Fallout from the sheriff’s controversial policies – such as his “crime suppression sweeps” that critics brand as racial profiling, and rising number of pending lawsuits – are putting the spotlight right on the board.

 In fact, the top item on the board agenda during the rowdy protest and citizen lockout was the supervisors cancelling the sheriff’s agreement to provide police services to the tiny town of Guadalupe.

The board axed the services because Sheriff Arpaio requested it in retaliation against the town mayor. Guadalupe Mayor Rebecca Jimenez had argued with Arpaio during one of the sheriff’s sweeps for undocumented immigrants in the Yaqui/Mexican American community.

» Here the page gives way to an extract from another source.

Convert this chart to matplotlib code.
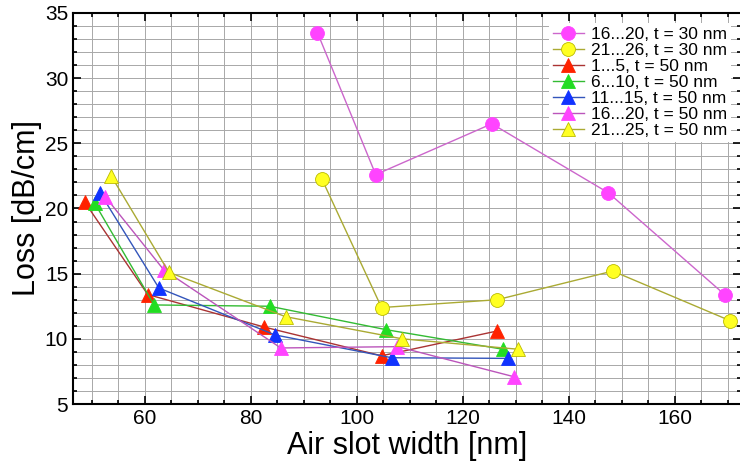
import numpy as np
import matplotlib.pyplot as plt
from matplotlib.ticker import MultipleLocator

plt.rcParams['font.family'] = ['Liberation Sans', 'DejaVu Sans']

# t = 30 nm series (circles)
x_c1 = [92.6, 103.6, 125.5, 147.5, 169.4]
y_c1 = [33.5, 22.6, 26.5, 21.2, 13.4]
x_c2 = [93.4, 104.7, 126.5, 148.3, 170.4]
y_c2 = [22.3, 12.4, 13.0, 15.2, 11.4]

# t = 50 nm series (triangles)
x_t1 = [48.7, 60.6, 82.6, 104.7, 126.5]
y_t1 = [20.5, 13.4, 10.9, 8.7, 10.6]
x_t2 = [50.6, 61.8, 83.6, 105.6, 127.6]
y_t2 = [20.4, 12.6, 12.5, 10.7, 9.2]
x_t3 = [51.6, 62.7, 84.6, 106.6, 128.5]
y_t3 = [21.2, 13.9, 10.3, 8.55, 8.5]
x_t4 = [52.6, 63.6, 85.7, 107.7, 129.6]
y_t4 = [20.9, 15.3, 9.3, 9.4, 7.1]
x_t5 = [53.7, 64.6, 86.6, 108.6, 130.5]
y_t5 = [22.5, 15.1, 11.7, 10.0, 9.2]

labels = ['16...20, t = 30 nm', '21...26, t = 30 nm', '1...5, t = 50 nm',
          '6...10, t = 50 nm', '11...15, t = 50 nm', '16...20, t = 50 nm',
          '21...25, t = 50 nm']

series = [(x_c1, y_c1, 'o', '#ff44ff', '#cc66cc'),
          (x_c2, y_c2, 'o', '#ffff22', '#aaaa33'),
          (x_t1, y_t1, '^', '#ff2200', '#aa3333'),
          (x_t2, y_t2, '^', '#22dd22', '#33bb33'),
          (x_t3, y_t3, '^', '#1133ff', '#3355bb'),
          (x_t4, y_t4, '^', '#ff44ff', '#bb55bb'),
          (x_t5, y_t5, '^', '#ffff22', '#aaaa33')]

fig = plt.figure(figsize=(7.4, 4.69), dpi=100)
ax = fig.add_axes([73 / 740, 65 / 469, 668 / 740, 391 / 469])

for (xs, ys, m, fc, lc), lab in zip(series, labels):
    edge = '#bbbb00' if fc == '#ffff22' else fc
    ax.plot(xs, ys, color=lc, lw=1.0, marker=m, markersize=10,
            markerfacecolor=fc, markeredgecolor=edge, markeredgewidth=0.6,
            label=lab, zorder=3)

ax.set_xlim(46.5, 172.5)
ax.set_ylim(5, 35)
ax.xaxis.set_major_locator(MultipleLocator(20))
ax.xaxis.set_minor_locator(MultipleLocator(5))
ax.yaxis.set_major_locator(MultipleLocator(5))
ax.yaxis.set_minor_locator(MultipleLocator(1))
ax.grid(which='both', color='#a8a8a8', lw=0.7)
ax.set_axisbelow(True)
ax.tick_params(which='both', direction='in', top=True, right=True,
               labelsize=15, width=1.2)
ax.tick_params(which='major', length=6)
ax.tick_params(which='minor', length=3)
for s in ax.spines.values():
    s.set_linewidth(1.5)

ax.set_xlabel('Air slot width [nm]', fontsize=22, labelpad=2)
ax.set_ylabel('Loss [dB/cm]', fontsize=22, labelpad=2)

leg = ax.legend(loc='upper right', fontsize=12.5, frameon=True,
                framealpha=1, edgecolor='none', borderpad=0.2,
                labelspacing=0.05, handlelength=1.8, handletextpad=0.4,
                borderaxespad=0.6)
leg.get_frame().set_boxstyle('square', pad=0)

fig.savefig('out.png', dpi=100)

The sheriff’s and county attorney’s Draconian policies regarding immigrants dominate county priorities, say critics, to the detriment of other county-important business.

All the attention has brought another kind of pressure on the board.

The four Republican supervisors have Democrats running against them for the first time in years.

Candidates who will oppose elected county officials in the Nov. 4 election have made “fiscal responsibility” and “partisan politics” buzzwords in their platforms to unseat the incumbents.